You have a Merchant skill of 13, and roll a 9. Nine is 4 less than 13, so you succeed by 4 for a 20% increase to perceived value. Out come the calculators. Your goods are now worth 70% to the trader instead of 50%, so the pistol is worth $336 and the armor $147 to this trader. You could toss in some more bullets and keep the armor, or you could ask the trader if they have some ammo to spare to even out the deal. After a bit of back and forth, you hand over both items in exchange for the gasmask, 8 rifle rounds, a spent rifle casing and a paper cartridge.


Trading is the art of buying cheap and selling for a profit. Traders aren’t quite so picky about what they buy or sell, as long as the price is right. Traders’ stock fluctuates over time, as stuff is bought and sold. Since no-one wants to keep track of all these trades, carefully evaluating every trade and role playing out every encounter with random peasants, we’d like to abstract away as much of this as possible.

To begin trading, designate some of your gear as Trade Goods. Trade Goods is an abstract concept which functions much like Junk (Wastelanders 30), in that the only thing that matters in game terms is how much it weighs and how much it is worth. We’ve got 5 different categories of trade goods below. To convert gear into trade goods, pick the category which closest describes the goods and sum up the total value of trade goods you have within that category. Divide that value by the Value per Pound to get the weight.

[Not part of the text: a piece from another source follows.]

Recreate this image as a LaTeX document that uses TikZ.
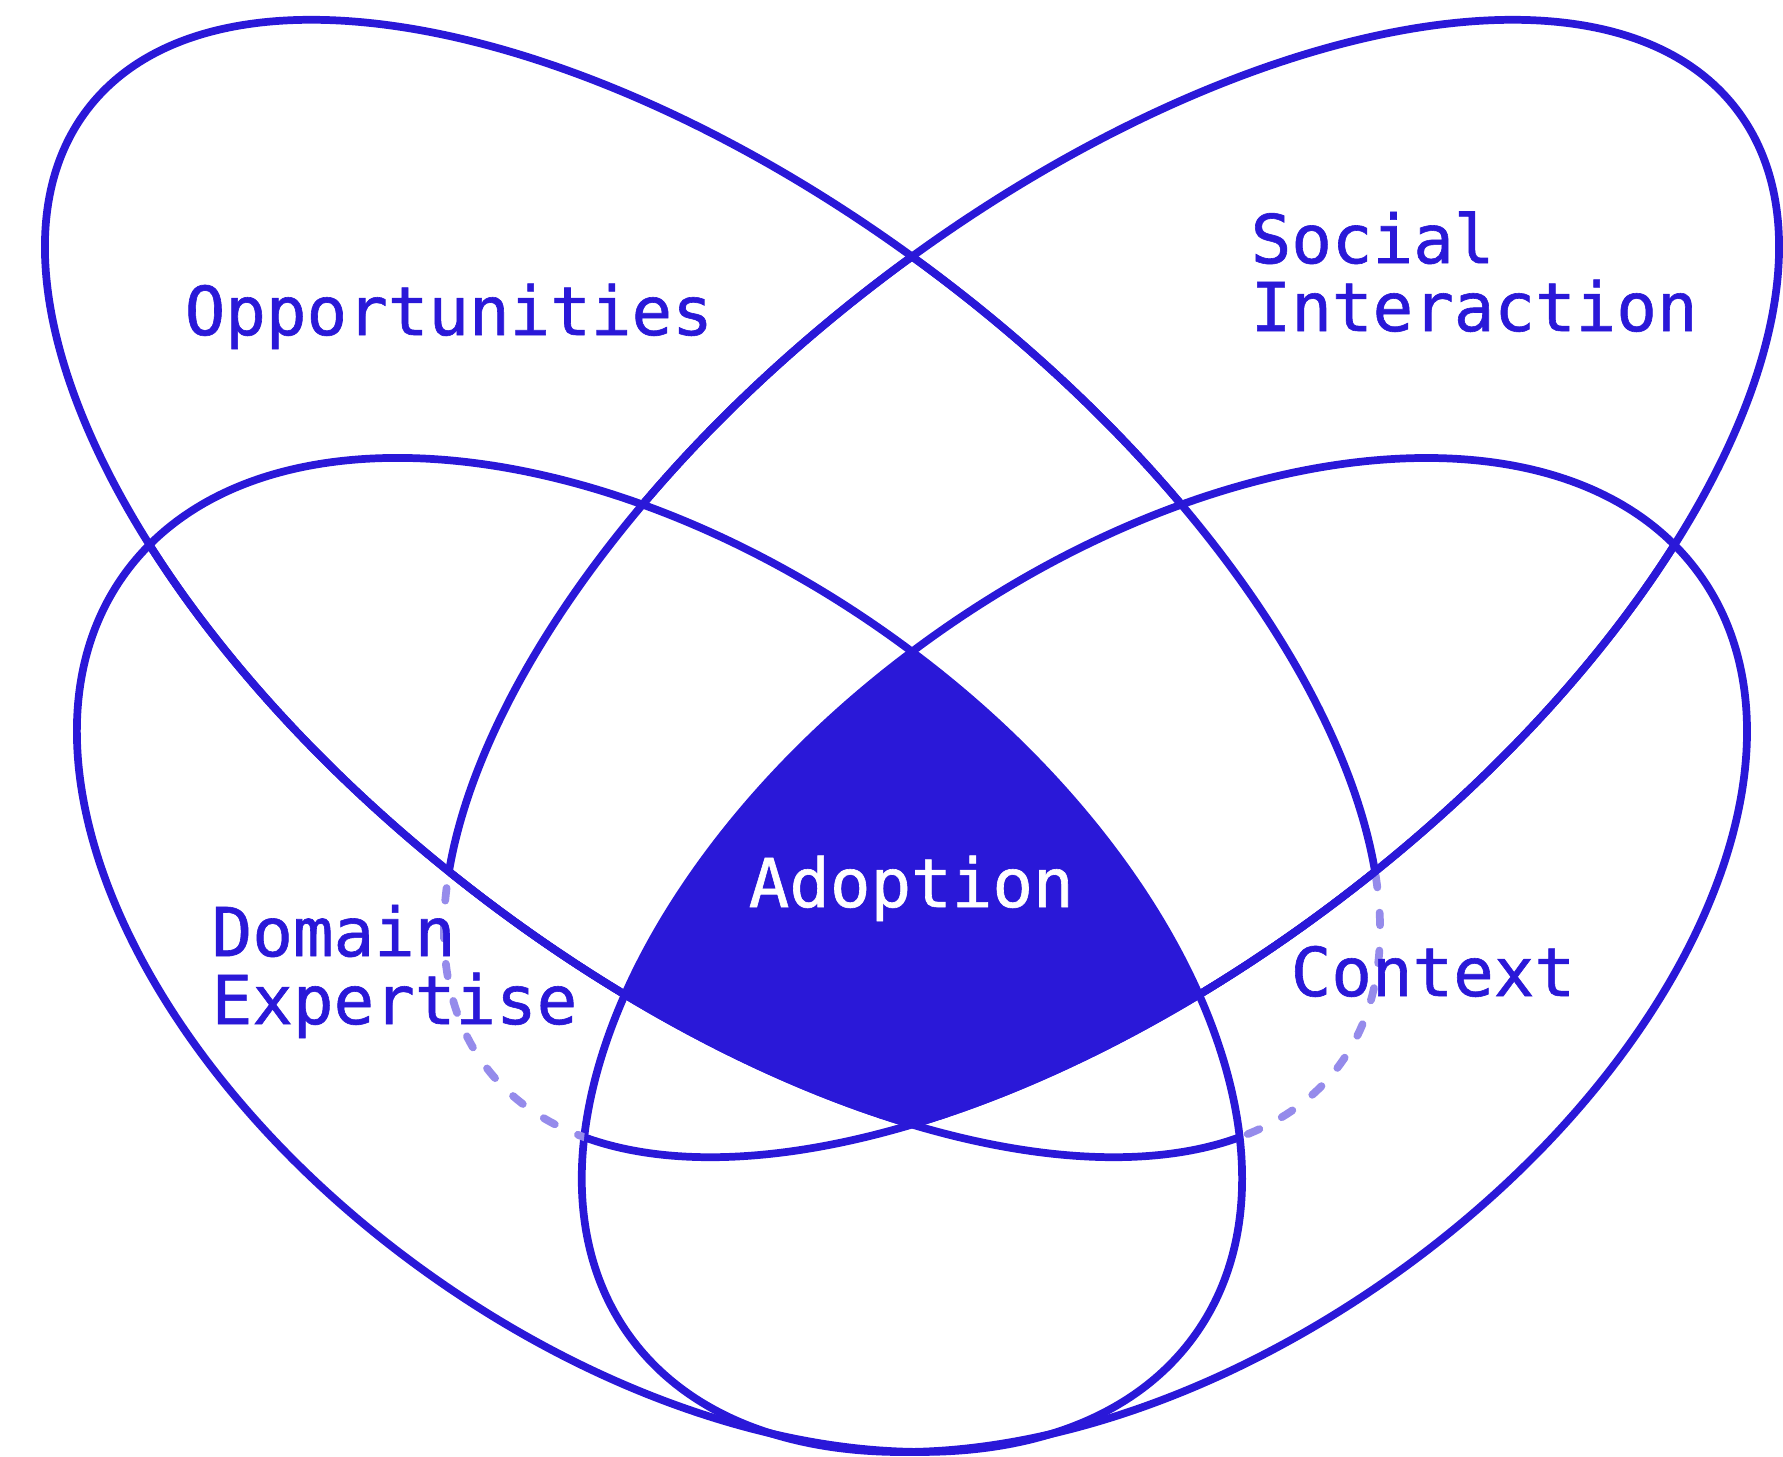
\documentclass[tikz,border=0pt]{standalone}
\usepackage{fontspec}
\newfontfamily\vennfont[FakeBold=0.9]{DejaVu Sans Mono}
\usepackage{tikz}
\definecolor{vennblue}{HTML}{2A18D8}
\tikzset{
  ringline/.style={draw=vennblue, line width=2.2pt},
  hiddenline/.style={
    draw=vennblue!50, line width=2.2pt, line cap=round,
    dash pattern=on 3.6pt off 7.2pt
  },
  setname/.style={
    text=#1, font=\vennfont\fontsize{19.2}{19.3}\selectfont,
    anchor=base west, inner sep=0pt, align=left
  },
  setname/.default=vennblue,
  opprot/.style={rotate around={-37.5:(oppc)}},
  socrot/.style={rotate around={37.5:(socc)}},
  domrot/.style={rotate around={-35.24:(domc)}},
  ctxrot/.style={rotate around={35.24:(ctxc)}}
}
\newcommand{\oppring}{(oppc) ellipse [x radius=7.876, y radius=3.854]}
\newcommand{\socring}{(socc) ellipse [x radius=7.876, y radius=3.854]}
\newcommand{\domring}{(domc) ellipse [x radius=6.567, y radius=3.938]}
\newcommand{\ctxring}{(ctxc) ellipse [x radius=6.567, y radius=3.938]}
% clockwise frame, so that frame + ring clips to the outside of the ring
\newcommand{\outframe}{(-30,30) -- (50,30) -- (50,-50) -- (-30,-50) -- cycle}

\begin{document}
\begin{tikzpicture}
    \useasboundingbox (0,0) rectangle (17.83,-14.57);
    % Centres of the four rings
    \coordinate (oppc) at (7.125,-5.885);
    \coordinate (socc) at (11.115,-5.885);
    \coordinate (domc) at (6.595,-9.55);
    \coordinate (ctxc) at (11.645,-9.55);

    % Core shared by all four rings
    \begin{scope}
      \clip[opprot] \oppring;
      \clip[socrot] \socring;
      \clip[domrot] \domring;
      \fill[vennblue, ctxrot] \ctxring;
    \end{scope}

    % Lower rings
    \draw[ringline, domrot] \domring;
    \draw[ringline, ctxrot] \ctxring;

    % Opportunities ring, solid part
    \begin{scope}
      \clip[socrot] \socring;
      \draw[ringline, opprot] \oppring;
    \end{scope}
    \begin{scope}
      \clip[domrot] \domring;
      \draw[ringline, opprot] \oppring;
    \end{scope}
    \begin{scope}
      \clip[ctxrot] \outframe \ctxring;
      \draw[ringline, opprot] \oppring;
    \end{scope}
    % Opportunities ring, hidden tip
    \begin{scope}
      \clip[ctxrot] \ctxring;
      \clip[socrot] \outframe \socring;
      \clip[domrot] \outframe \domring;
      \draw[hiddenline, opprot] \oppring;
    \end{scope}

    % Social ring, solid part
    \begin{scope}
      \clip[opprot] \oppring;
      \draw[ringline, socrot] \socring;
    \end{scope}
    \begin{scope}
      \clip[ctxrot] \ctxring;
      \draw[ringline, socrot] \socring;
    \end{scope}
    \begin{scope}
      \clip[domrot] \outframe \domring;
      \draw[ringline, socrot] \socring;
    \end{scope}
    % Social ring, hidden tip
    \begin{scope}
      \clip[domrot] \domring;
      \clip[opprot] \outframe \oppring;
      \clip[ctxrot] \outframe \ctxring;
      \draw[hiddenline, socrot] \socring;
    \end{scope}

    % Labels (base = last line)
    \node[setname] (opp) at (1.84,-3.35) {Opportunities};
    \node[setname] (soc) at (12.50,-3.31) {Social\\Interaction};
    \node[setname] (dom) at (2.11,-10.24) {Domain\\Expertise};
    \node[setname] (ctx) at (12.90,-9.96) {Context};
    \node[setname=white] (adopt) at (7.48,-9.07) {Adoption};
\end{tikzpicture}
\end{document}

Trade Good Value per Pound Value per Ton Trading modifier
Junk $0,10 $200 +5
Clean Water $1 $2,000 +2
Consumables $5 $10,000 +0
Equipment $20 $40,000 -2
Ammo $200 $400,000 +2 (See Text)

To be able to trade, you need to be able to carry your trade goods from settlement to settlement. Goods you keep locked in your room at the fort cannot be traded and do not affect your profit. For the purposes of these rules, we assume you are using a combination of scavenging and trading for meals to keep your caravan watered and fed. The same is not true for fuel, however. If you’re using a car (that doesn’t use a gasifier) you need to bring along your own fuel (assume 8 hours on road each day of trading).

There are only three things which affect your profit (in these simplified rules).

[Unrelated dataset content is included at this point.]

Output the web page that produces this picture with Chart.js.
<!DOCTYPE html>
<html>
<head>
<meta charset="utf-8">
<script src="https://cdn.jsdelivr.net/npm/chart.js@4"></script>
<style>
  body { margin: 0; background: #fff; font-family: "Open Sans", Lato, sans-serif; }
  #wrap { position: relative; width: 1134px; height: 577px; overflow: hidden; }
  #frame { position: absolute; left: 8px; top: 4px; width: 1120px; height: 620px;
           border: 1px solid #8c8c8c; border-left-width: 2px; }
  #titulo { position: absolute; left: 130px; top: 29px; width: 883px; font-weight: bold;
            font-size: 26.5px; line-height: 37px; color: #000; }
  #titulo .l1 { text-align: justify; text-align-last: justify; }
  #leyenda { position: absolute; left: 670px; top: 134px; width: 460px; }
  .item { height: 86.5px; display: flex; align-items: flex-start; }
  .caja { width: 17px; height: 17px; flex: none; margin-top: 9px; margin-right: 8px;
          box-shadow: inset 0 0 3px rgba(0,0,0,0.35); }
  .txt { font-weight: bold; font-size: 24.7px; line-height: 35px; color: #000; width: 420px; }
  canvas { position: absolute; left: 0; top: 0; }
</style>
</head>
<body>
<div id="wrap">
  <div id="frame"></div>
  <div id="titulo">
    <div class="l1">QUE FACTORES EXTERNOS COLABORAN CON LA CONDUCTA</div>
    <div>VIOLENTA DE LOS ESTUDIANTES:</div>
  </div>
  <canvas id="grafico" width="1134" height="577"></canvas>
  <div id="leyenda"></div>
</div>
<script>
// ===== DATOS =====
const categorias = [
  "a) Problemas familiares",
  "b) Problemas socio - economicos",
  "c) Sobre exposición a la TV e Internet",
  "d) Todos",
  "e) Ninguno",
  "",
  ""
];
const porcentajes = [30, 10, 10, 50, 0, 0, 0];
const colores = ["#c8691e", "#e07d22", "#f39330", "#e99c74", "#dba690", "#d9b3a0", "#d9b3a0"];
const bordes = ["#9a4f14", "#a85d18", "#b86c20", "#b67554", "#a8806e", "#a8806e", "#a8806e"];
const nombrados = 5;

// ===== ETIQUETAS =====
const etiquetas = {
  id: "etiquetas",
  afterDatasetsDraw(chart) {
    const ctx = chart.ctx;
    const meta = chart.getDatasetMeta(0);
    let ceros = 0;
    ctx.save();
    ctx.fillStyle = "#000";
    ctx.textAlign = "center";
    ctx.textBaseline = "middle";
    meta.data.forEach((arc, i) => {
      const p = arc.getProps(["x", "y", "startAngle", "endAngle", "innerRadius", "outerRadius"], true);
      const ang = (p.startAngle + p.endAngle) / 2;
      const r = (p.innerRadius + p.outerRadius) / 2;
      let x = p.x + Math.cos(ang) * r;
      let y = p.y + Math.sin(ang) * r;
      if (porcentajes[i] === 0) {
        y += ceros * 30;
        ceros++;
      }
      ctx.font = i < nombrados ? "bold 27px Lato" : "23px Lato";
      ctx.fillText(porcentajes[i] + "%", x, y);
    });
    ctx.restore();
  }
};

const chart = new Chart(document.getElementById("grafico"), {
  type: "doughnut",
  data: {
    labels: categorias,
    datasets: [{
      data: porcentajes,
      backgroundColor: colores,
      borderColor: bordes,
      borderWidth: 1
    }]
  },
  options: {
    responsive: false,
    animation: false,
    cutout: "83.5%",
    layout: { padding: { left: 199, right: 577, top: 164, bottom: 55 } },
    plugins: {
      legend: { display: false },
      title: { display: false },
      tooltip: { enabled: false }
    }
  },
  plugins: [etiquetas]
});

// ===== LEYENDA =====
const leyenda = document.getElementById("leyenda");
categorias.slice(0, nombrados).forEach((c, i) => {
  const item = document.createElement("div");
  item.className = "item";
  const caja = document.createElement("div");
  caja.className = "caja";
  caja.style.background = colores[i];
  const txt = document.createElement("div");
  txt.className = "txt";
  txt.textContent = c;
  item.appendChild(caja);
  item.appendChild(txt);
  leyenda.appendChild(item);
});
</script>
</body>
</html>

The first is what you are trading. Decide what you are selling, and what you are looking to buy (this can be the same Trade Good). You get the Trading Modifier (above) for both these categories2 If you are selling from multiple categories use the worst modifier. If you are buying from multiple categories use the best modifier; you receive an equal amount of each Trade Good by value.

Ammo is special, since “everyone” knows the fair price for ammunition types and most people have some ammo with them for bartering with. This makes it next to impossible to profit trading ammo for ammo due to the competition and fixed price. However, as long as you have other Trade Goods, ammo can function as a very useful slush fund (much like money does in our society). If you aren’t both selling and buying ammo, treat it as having a Trading Modifier of +2.

If you are both selling and buying ammo, note that it cannot be the only thing you are selling or buying. If you are trading ammo for equipment and ammo, and as noted above there is no profit for trading ammo of ammo, you are in fact just trading ammo for equipment.

The second thing that matters is how fast you are travelling. The faster your caravan can move, the more trading you can get done in a given period. If your move is 3 or less (when carrying everything), take a -2. If your move is 10 or more, take a +2. If your move is over 20, take a +4. Note that wheeled vehicles have a cruising speed of half their max speed when travelling over average terrain. If you stick to roads, take a -2 for the increased competition along your routes.

Trading rolls

Current Regional Wealth: $1003

Make a Merchant roll with the modifiers listed above and half your general reaction modifiers. On a success, you trade away 1% of your stock of each of the Goods you were selling per point you succeed by up to a total value equal to the region’s wealth. Make a note of the total value you sold. You earn twice this, divided evenly amongst the goods you were buying.